The second shot of the film is a close-up of you, Arnie. Slumped and swollen-eyed, looking worn-out in a way that we rarely see. Clearly you’re watching the grainy video clip, and clearly the woman being tortured means something to you. The shot doesn’t last long, but quickly establishes that isn’t the usual wisecracking, invincible Schwarzenegger hero we’ve come to expect after four decades. The knock on you has always been a lack of range, but that’s less about your acting abilities than it is about your career choices (you haven’t popped up in a lot of Paul Thomas Anderson flicks). Working with Ayer seems like a bold choice for you. His films are abrasive and kinetic in a different style than many of your past collaborators. If there was ever a chance for you to do something different – to redefine the Arnold mythos for a new generation – this would seem to be it.

But, alas, the ugliness representative in that first shot is too overwhelming.

Sabotage can’t seem to decide whether it’s a genre film or something different. Despite what is implied by that second shot, it turns out that you are, more or less, that wisecracking, invincible Schwarzenegger we know so well (though the wisecracks are a bit more filthy and the invincibility a bit less easy to believe). There's even a scene where the grumpy chief pulls your badge and gun out of his desk drawer and puts you back on the case. But soon after there’s a sequence in which your arrival at a crime scene is intercut with the crime being committed – a sort of Silence of the Lambs-style misdirect – which gives us a sense that the film thinks a little too much of itself. Which is a shame, because Ayers has assembled a rather impressive all-star cast of shoulda-beens, briefly-wases, and almost-ares, including Olivia Williams, Harrold Perrineau, Terrence Howard, and Sam Worthington looking like the bassist from a Korn cover band.

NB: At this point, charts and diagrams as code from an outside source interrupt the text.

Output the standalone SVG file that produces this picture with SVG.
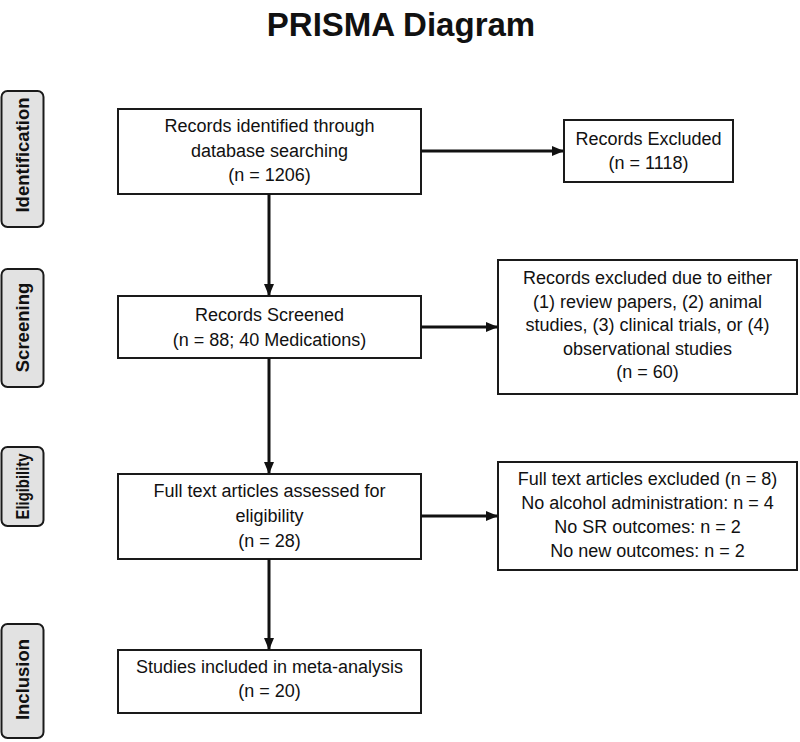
<svg xmlns="http://www.w3.org/2000/svg" width="800" height="742" viewBox="0 0 800 742">
<style>
.bg{fill:#ffffff}
.box{fill:#ffffff;stroke:#1a1a1a;stroke-width:2}
.lab{fill:#e2e2e2;stroke:#1a1a1a;stroke-width:2}
.t{font-family:"Liberation Sans",Arial,sans-serif;font-size:18px;fill:#111;text-anchor:middle}
.lt{font-family:"Liberation Sans",Arial,sans-serif;font-size:18.5px;font-weight:bold;fill:#111;text-anchor:middle}
.title{font-family:"Liberation Sans",Arial,sans-serif;font-size:33px;font-weight:bold;fill:#111;text-anchor:middle}
.c{stroke:#111;stroke-width:3;fill:none;marker-end:url(#ah)}
</style>
<defs>
<marker id="ah" markerUnits="userSpaceOnUse" markerWidth="12" markerHeight="12" viewBox="0 0 12 12" refX="11" refY="6" orient="auto">
<path d="M0,1 L12,6 L0,11 Z" fill="#111"/>
</marker>
</defs>
<rect class="bg" x="0" y="0" width="800" height="742"/>
<text class="title" x="401" y="36">PRISMA Diagram</text>

<g id="label-identification">
<rect class="lab" x="1.5" y="91" width="42" height="136" rx="6"/>
<text class="lt" transform="translate(29,155) rotate(-90)">Identification</text>
</g>
<g id="label-screening">
<rect class="lab" x="1.5" y="269" width="42" height="118" rx="6"/>
<text class="lt" transform="translate(29,327.5) rotate(-90)">Screening</text>
</g>
<g id="label-eligibility">
<rect class="lab" x="1.5" y="447" width="42" height="79" rx="6"/>
<text class="lt" transform="translate(29,486.5) rotate(-90)" textLength="66" lengthAdjust="spacingAndGlyphs">Eligibility</text>
</g>
<g id="label-inclusion">
<rect class="lab" x="1.5" y="624" width="42" height="114" rx="6"/>
<text class="lt" transform="translate(29,679.5) rotate(-90)">Inclusion</text>
</g>

<g id="n-identified">
<rect class="box" x="118" y="109" width="303" height="85"/>
<text class="t" x="269.5" y="132">Records identified through</text>
<text class="t" x="269.5" y="157">database searching</text>
<text class="t" x="269.5" y="181">(n = 1206)</text>
</g>
<g id="n-excluded1">
<rect class="box" x="564" y="120" width="169" height="62"/>
<text class="t" x="648.5" y="145">Records Excluded</text>
<text class="t" x="648.5" y="169">(n = 1118)</text>
</g>
<g id="n-screened">
<rect class="box" x="118" y="296" width="303" height="62"/>
<text class="t" x="269.5" y="320.5">Records Screened</text>
<text class="t" x="269.5" y="345.5">(n = 88; 40 Medications)</text>
</g>
<g id="n-excluded2">
<rect class="box" x="498" y="260" width="299" height="134"/>
<text class="t" x="647.5" y="284">Records excluded due to either</text>
<text class="t" x="647.5" y="307.5">(1) review papers, (2) animal</text>
<text class="t" x="647.5" y="331">studies, (3) clinical trials, or (4)</text>
<text class="t" x="647.5" y="354.5">observational studies</text>
<text class="t" x="647.5" y="378">(n = 60)</text>
</g>
<g id="n-fulltext">
<rect class="box" x="118" y="474" width="303" height="85"/>
<text class="t" x="269.5" y="497">Full text articles assessed for</text>
<text class="t" x="269.5" y="522">eligibility</text>
<text class="t" x="269.5" y="547">(n = 28)</text>
</g>
<g id="n-excluded3">
<rect class="box" x="498" y="462" width="299" height="108"/>
<text class="t" x="647.5" y="485">Full text articles excluded (n = 8)</text>
<text class="t" x="647.5" y="509">No alcohol administration: n = 4</text>
<text class="t" x="647.5" y="533">No SR outcomes: n = 2</text>
<text class="t" x="647.5" y="557">No new outcomes: n = 2</text>
</g>
<g id="n-included">
<rect class="box" x="118" y="650" width="303" height="63"/>
<text class="t" x="269.5" y="673">Studies included in meta-analysis</text>
<text class="t" x="269.5" y="697">(n = 20)</text>
</g>

<g id="connectors">
<line class="c" x1="421" y1="151" x2="563" y2="151"/>
<line class="c" x1="269" y1="194" x2="269" y2="295"/>
<line class="c" x1="421" y1="327" x2="497" y2="327"/>
<line class="c" x1="269" y1="358" x2="269" y2="473"/>
<line class="c" x1="421" y1="516" x2="497" y2="516"/>
<line class="c" x1="269" y1="559" x2="269" y2="649"/>
</g>
</svg>
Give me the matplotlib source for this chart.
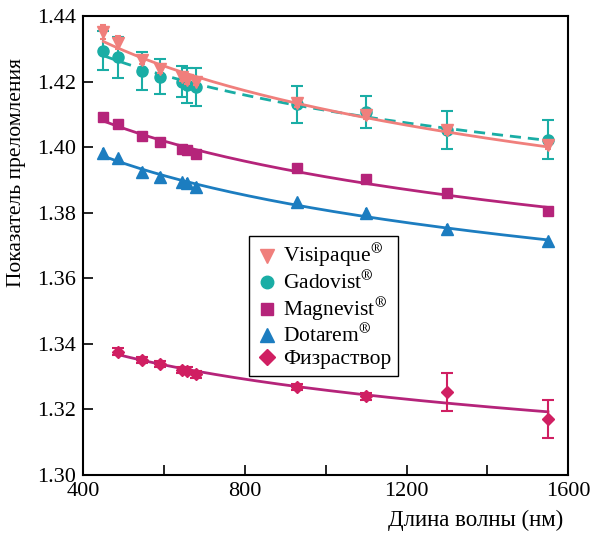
import numpy as np
import matplotlib
matplotlib.use('Agg')
import matplotlib.pyplot as plt
from matplotlib.lines import Line2D

# wavelengths, nm
wl = [450, 486, 546, 589, 644, 656, 680, 930, 1100, 1300, 1550]
wl_phys = [486, 546, 589, 644, 656, 680, 930, 1100, 1300, 1550]

# refractive indices
visipaque = [1.4352, 1.4319, 1.4266, 1.4238, 1.4215, 1.4205, 1.4200, 1.4134, 1.4099, 1.4051, 1.4007]
visipaque_err = [0.0022, 0.0020, 0.0012, 0.0012, 0.0012, 0.0012, 0.0012, 0.0012, 0.0012, 0.0012, 0.0012]
gadovist = [1.4294, 1.4274, 1.4233, 1.4215, 1.4200, 1.4188, 1.4182, 1.4130, 1.4106, 1.4053, 1.4023]
gadovist_err = [0.0060, 0.0062, 0.0058, 0.0053, 0.0048, 0.0054, 0.0058, 0.0055, 0.0049, 0.0058, 0.0059]
magnevist = [1.4092, 1.4071, 1.4033, 1.4017, 1.3995, 1.3990, 1.3980, 1.3936, 1.3904, 1.3860, 1.3804]
magnevist_err = [0.0008] * 11
dotarem = [1.3982, 1.3966, 1.3924, 1.3909, 1.3893, 1.3891, 1.3879, 1.3832, 1.3800, 1.3750, 1.3713]
dotarem_err = [0.0014] * 11
physio = [1.3376, 1.3351, 1.3338, 1.3320, 1.3318, 1.3307, 1.3268, 1.3240, 1.3253, 1.3172]
physio_err = [0.0010, 0.0010, 0.0010, 0.0010, 0.0010, 0.0010, 0.0010, 0.0010, 0.0058, 0.0058]

plt.rcParams['font.family'] = ['Liberation Serif', 'DejaVu Serif']
plt.rcParams['mathtext.fontset'] = 'stix'
plt.rcParams['font.size'] = 16


def disp_fit(x, y, xs):
    # least-squares fit n = A + B*ln(lambda)
    coef = np.polyfit(np.log(x), y, 1)
    return np.polyval(coef, np.log(xs))


fig = plt.figure(figsize=(5.9, 5.33), dpi=100)
ax = fig.add_axes([0.141, 0.109, 0.822, 0.861])

c_vis = '#f07f7c'
c_gad = '#1aada5'
c_mag = '#b5247a'
c_dot = '#1c7dc0'
c_phy = '#d01f62'

xs = np.linspace(450, 1550, 200)
xs_p = np.linspace(486, 1550, 200)

# fit curves
ax.plot(xs, disp_fit(wl, magnevist, xs), color=c_mag, lw=2.0, zorder=2)
ax.plot(xs, disp_fit(wl, dotarem, xs), color=c_dot, lw=2.0, zorder=2)
ax.plot(xs_p, disp_fit(wl_phys, physio, xs_p), color=c_mag, lw=2.0, zorder=2)
ax.plot(xs, disp_fit(wl, gadovist, xs), color=c_gad, lw=2.0, ls=(0, (4, 2.5)), zorder=2)
ax.plot(xs, disp_fit(wl, visipaque, xs), color=c_vis, lw=2.0, zorder=4)

ek = dict(elinewidth=1.5, capthick=1.5, ls='none')
ax.errorbar(wl, magnevist, yerr=magnevist_err, fmt='s', color=c_mag, ms=7, capsize=0, zorder=3, **ek)
ax.errorbar(wl, dotarem, yerr=dotarem_err, fmt='^', color=c_dot, ms=8, capsize=0, zorder=3, **ek)
ax.errorbar(wl_phys, physio, yerr=physio_err, fmt='D', color=c_phy, ms=6.5, capsize=4, zorder=3, **ek)
ax.errorbar(wl, gadovist, yerr=gadovist_err, fmt='o', color=c_gad, ms=8, capsize=4, zorder=3, **ek)
ax.errorbar(wl, visipaque, yerr=visipaque_err, fmt='v', color=c_vis, ms=8.5, capsize=2, zorder=5, **ek)

ax.set_xlim(400, 1600)
ax.set_ylim(1.30, 1.44)
ax.set_xticks([400, 600, 800, 1000, 1200, 1400, 1600])
ax.set_xticklabels(['400', '', '800', '', '1200', '', '1600'])
ax.set_yticks(np.arange(1.30, 1.4401, 0.02))
ax.set_yticklabels(['%.2f' % v for v in np.arange(1.30, 1.4401, 0.02)])
ax.tick_params(direction='in', length=7, width=1.2, labelsize=16, pad=5)
for s in ax.spines.values():
    s.set_linewidth(1.5)

ax.set_xlabel('Длина волны (нм)', fontsize=16.5, ha='right')
ax.xaxis.set_label_coords(0.99, -0.075)
ax.set_ylabel('Показатель преломления', fontsize=15.5)
ax.yaxis.set_label_coords(-0.118, 0.66)

handles = [
    Line2D([], [], ls='none', marker='v', color=c_vis, ms=10),
    Line2D([], [], ls='none', marker='o', color=c_gad, ms=9),
    Line2D([], [], ls='none', marker='s', color=c_mag, ms=8),
    Line2D([], [], ls='none', marker='^', color=c_dot, ms=10),
    Line2D([], [], ls='none', marker='D', color=c_phy, ms=8),
]
labels = [r'Visipaque$^{\circledR}$', r'Gadovist$^{\circledR}$', r'Magnevist$^{\circledR}$',
          r'Dotarem$^{\circledR}$', 'Физраствор']
leg = ax.legend(handles, labels, loc='upper left', bbox_to_anchor=(0.342, 0.521),
                borderaxespad=0, fontsize=15.5, frameon=True, fancybox=False,
                edgecolor='black', framealpha=1, handletextpad=0.2, handlelength=1.1,
                borderpad=0.3, labelspacing=0.05)
leg.get_frame().set_linewidth(1.0)

fig.savefig('out.png', dpi=100)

You’re no stranger to these kinds of squandered opportunities, are you? I sat down a few weeks ago to fill in one of my biggest blind spots in the Schwarzenegger filmography, Last Action Hero, and even that magical convening of some of my favorite filmic elements (you, John McTiernan, parody,1990s action excess) somehow resulted in a thing that was far less than the sum of its parts. Just like Sabotage.

Yes, it seems that your long career has finally caught up to the obscene action movie aesthetic of modern times, and the result is kind of a bummer. I prefer you in your natural state: toting absurdly large machine guns, smirking to let us know that you’re in on the joke.